Si hay algo que todos hemos hecho, es llorar. Siempre que nos referimos al llanto lo asimilamos al dolor, frustración y desencanto. No tiene por qué ser así, pero lo es la mayoría de las veces.
Tratamos de no llorar, a veces incluso nos tragamos las lágrimas para que el que está enfrente no note nuestra desesperación, otras lloramos sin ellas en un acto heroico de resistir el sufrimiento con entereza. Y todo, porque llorar está mal visto. Desde pequeños nos han dicho que no se llora, sobre todo, y estúpidamente, a los hombres; que hay que resistir , como si estuviésemos en una trinchera agazapados contra el enemigo, y que llorar es de débiles.
Estos reiterados mensajes, que van calando desde la infancia en nuestro carácter, han favorecido la aparición de muchas tristezas, depresiones, angustias reprimidas e insatisfacciones no resueltas.

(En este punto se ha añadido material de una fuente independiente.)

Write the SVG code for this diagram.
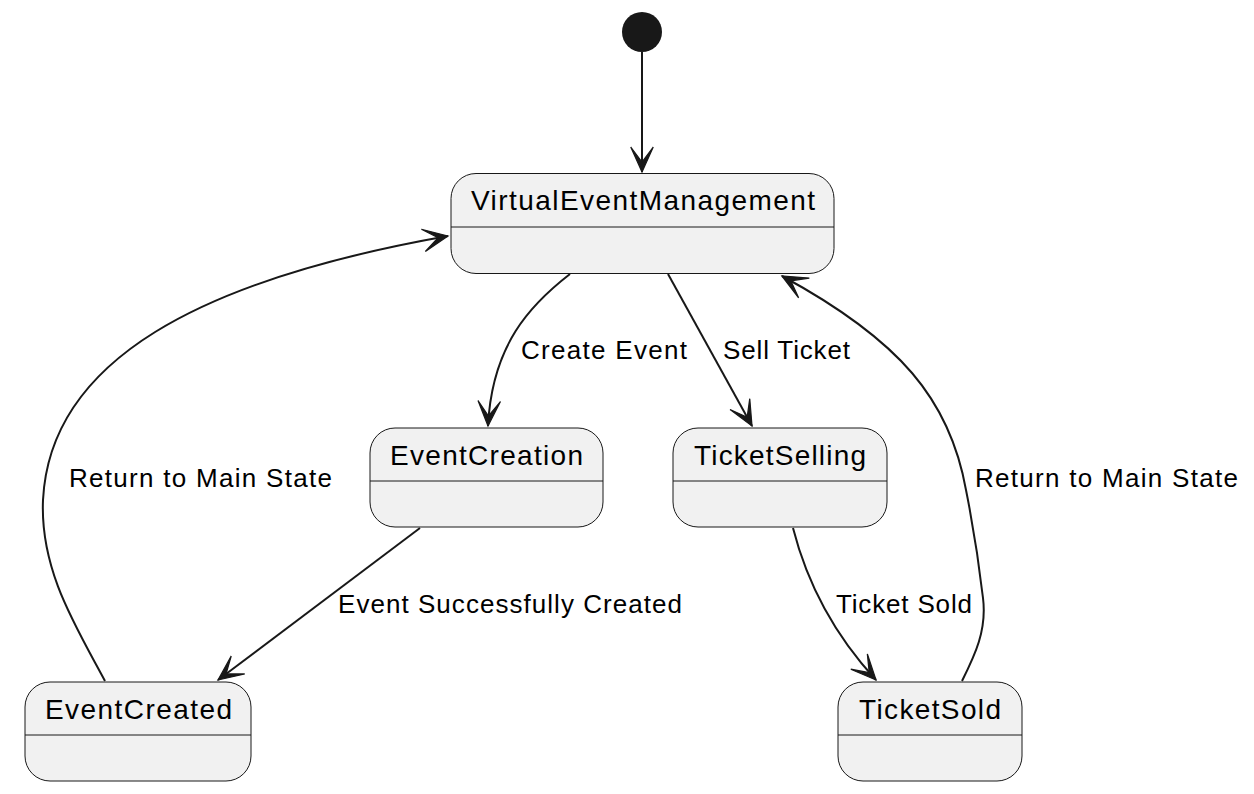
<svg xmlns="http://www.w3.org/2000/svg" width="1254" height="794" viewBox="0 0 1254 794">
<style>
.box{fill:#F1F1F1;stroke:#181818;stroke-width:1}
.div{stroke:#181818;stroke-width:1}
.name{font-family:"Liberation Sans",Arial,sans-serif;font-size:28px;fill:#000;text-anchor:middle}
.lbl{font-family:"Liberation Sans",Arial,sans-serif;font-size:26px;fill:#000}
.edge{fill:none;stroke:#181818;stroke-width:2}
</style>
<defs>
<marker id="arr" markerUnits="userSpaceOnUse" markerWidth="30" markerHeight="30" viewBox="-22 -11 24 22" refX="0" refY="0" orient="auto">
<path d="M0,0 L-20,-9 L-8,0 L-20,9 Z" fill="#181818" stroke="#181818" stroke-width="1" stroke-linejoin="miter"/>
</marker>
</defs>
<rect width="1254" height="794" fill="#FFFFFF"/>
<g id="start"><circle cx="642" cy="32" r="20" fill="#181818"/></g>
<g id="VirtualEventManagement">
<rect class="box" x="451" y="173.5" width="383" height="100" rx="25" ry="25"/>
<line class="div" x1="451" y1="227" x2="834" y2="227"/>
<text class="name" x="643" y="210" textLength="344" lengthAdjust="spacing">VirtualEventManagement</text>
</g>
<g id="EventCreation">
<rect class="box" x="370" y="428" width="233" height="99" rx="25" ry="25"/>
<line class="div" x1="370" y1="481" x2="603" y2="481"/>
<text class="name" x="486.5" y="465" textLength="193" lengthAdjust="spacing">EventCreation</text>
</g>
<g id="TicketSelling">
<rect class="box" x="673" y="428" width="214" height="99" rx="25" ry="25"/>
<line class="div" x1="673" y1="481" x2="887" y2="481"/>
<text class="name" x="780" y="465" textLength="172" lengthAdjust="spacing">TicketSelling</text>
</g>
<g id="EventCreated">
<rect class="box" x="25" y="682" width="226" height="99" rx="25" ry="25"/>
<line class="div" x1="25" y1="735" x2="251" y2="735"/>
<text class="name" x="138.5" y="719" textLength="187" lengthAdjust="spacing">EventCreated</text>
</g>
<g id="TicketSold">
<rect class="box" x="838" y="682" width="184" height="99" rx="25" ry="25"/>
<line class="div" x1="838" y1="735" x2="1022" y2="735"/>
<text class="name" x="930" y="719" textLength="142" lengthAdjust="spacing">TicketSold</text>
</g>
<g id="connectors">
<path class="edge" d="M642,52 L642,172" marker-end="url(#arr)"/>
<path class="edge" d="M570,274 C530,305 492,345 488,426" marker-end="url(#arr)"/>
<text class="lbl" x="521" y="359" textLength="166" lengthAdjust="spacing">Create Event</text>
<path class="edge" d="M668,274 L752,426" marker-end="url(#arr)"/>
<text class="lbl" x="723" y="359" textLength="127" lengthAdjust="spacing">Sell Ticket</text>
<path class="edge" d="M420,528 L218,680" marker-end="url(#arr)"/>
<text class="lbl" x="338" y="613" textLength="344" lengthAdjust="spacing">Event Successfully Created</text>
<path class="edge" d="M793,528 C805,575 830,630 876,680" marker-end="url(#arr)"/>
<text class="lbl" x="836" y="613" textLength="136" lengthAdjust="spacing">Ticket Sold</text>
<path class="edge" d="M105,681 C75,625 40,570 43,500 C50,360 200,280 448,236" marker-end="url(#arr)"/>
<text class="lbl" x="69" y="487" textLength="263" lengthAdjust="spacing">Return to Main State</text>
<path class="edge" d="M962,681 C975,655 987,630 983,598 C978,555 972,520 966,490 C950,400 900,340 782,276" marker-end="url(#arr)"/>
<text class="lbl" x="975" y="487" textLength="263" lengthAdjust="spacing">Return to Main State</text>
</g>
</svg>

Llorar es bueno, incluso yo diría que es un acto sagrado donde las emociones emanan a borbotones, y en el cual se desbordan las penas, las alegrías o todo aquello que sea motivo de llanto.
Cuando lloramos, sanamos de algún modo. Es un relámpago fulminante que nos limpia por dentro; un acto de valentía en el que nos damos permiso para seguir adelante y coger impulso para continuar.

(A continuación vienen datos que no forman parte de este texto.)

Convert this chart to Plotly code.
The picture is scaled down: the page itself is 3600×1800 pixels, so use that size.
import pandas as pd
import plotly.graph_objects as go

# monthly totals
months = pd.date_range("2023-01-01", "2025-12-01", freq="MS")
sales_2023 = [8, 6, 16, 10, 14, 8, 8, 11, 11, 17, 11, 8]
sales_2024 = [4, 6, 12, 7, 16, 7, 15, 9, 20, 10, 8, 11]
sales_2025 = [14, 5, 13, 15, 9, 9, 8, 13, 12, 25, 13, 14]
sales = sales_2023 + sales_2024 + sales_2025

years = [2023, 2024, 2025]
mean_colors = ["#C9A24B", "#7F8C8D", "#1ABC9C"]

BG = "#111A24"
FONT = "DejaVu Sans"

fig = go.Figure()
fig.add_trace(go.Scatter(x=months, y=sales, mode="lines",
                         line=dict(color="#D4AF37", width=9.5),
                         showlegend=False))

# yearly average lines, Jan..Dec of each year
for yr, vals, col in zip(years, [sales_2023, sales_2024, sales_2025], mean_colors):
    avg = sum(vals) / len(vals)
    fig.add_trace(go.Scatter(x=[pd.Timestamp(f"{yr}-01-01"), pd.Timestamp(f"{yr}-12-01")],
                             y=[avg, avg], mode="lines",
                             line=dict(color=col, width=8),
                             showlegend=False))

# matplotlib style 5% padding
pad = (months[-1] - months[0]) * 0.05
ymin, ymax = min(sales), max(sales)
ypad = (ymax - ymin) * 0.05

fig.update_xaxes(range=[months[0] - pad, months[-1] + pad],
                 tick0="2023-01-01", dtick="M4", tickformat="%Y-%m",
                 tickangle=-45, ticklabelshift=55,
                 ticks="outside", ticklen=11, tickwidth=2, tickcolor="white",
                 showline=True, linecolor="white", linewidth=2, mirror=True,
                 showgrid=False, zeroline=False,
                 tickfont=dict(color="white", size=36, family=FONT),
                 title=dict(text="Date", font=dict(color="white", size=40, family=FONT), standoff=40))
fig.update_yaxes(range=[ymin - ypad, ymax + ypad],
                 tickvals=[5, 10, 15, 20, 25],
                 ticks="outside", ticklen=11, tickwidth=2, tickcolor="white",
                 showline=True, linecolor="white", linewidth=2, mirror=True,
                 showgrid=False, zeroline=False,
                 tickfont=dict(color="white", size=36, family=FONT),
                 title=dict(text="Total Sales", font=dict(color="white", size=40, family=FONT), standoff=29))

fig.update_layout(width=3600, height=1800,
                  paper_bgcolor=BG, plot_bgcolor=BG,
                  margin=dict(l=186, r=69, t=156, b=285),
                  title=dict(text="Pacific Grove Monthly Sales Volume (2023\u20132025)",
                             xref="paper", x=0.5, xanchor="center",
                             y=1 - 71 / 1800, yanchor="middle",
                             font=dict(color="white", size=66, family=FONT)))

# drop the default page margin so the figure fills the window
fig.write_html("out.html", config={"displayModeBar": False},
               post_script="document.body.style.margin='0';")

Hay un magnífico librito, “El caballero de la armadura oxidada” ( Robert Fisher), en el cual lo único que le permite al protagonista liberarse de sí mismo, de sus propias miserias y de sus errores, para acercarse a lo que ama, son las lágrimas.
No te preocupe llorar, no lo reprimas, al contrario, hazlo cada vez que lo necesites liberando la rabia, la impotencia, los recuerdos o la indignación…eso sí, luego lávate la cara con agua fría, mírate al espejo, emplea la voz de tu sabiduría interior para decirte cuánto vales y sal de la tristeza con la certeza y el poder de saber que tú lo eres todo, por contener toda la grandeza divina del universo.
Eso es lo que debes recordar, siempre.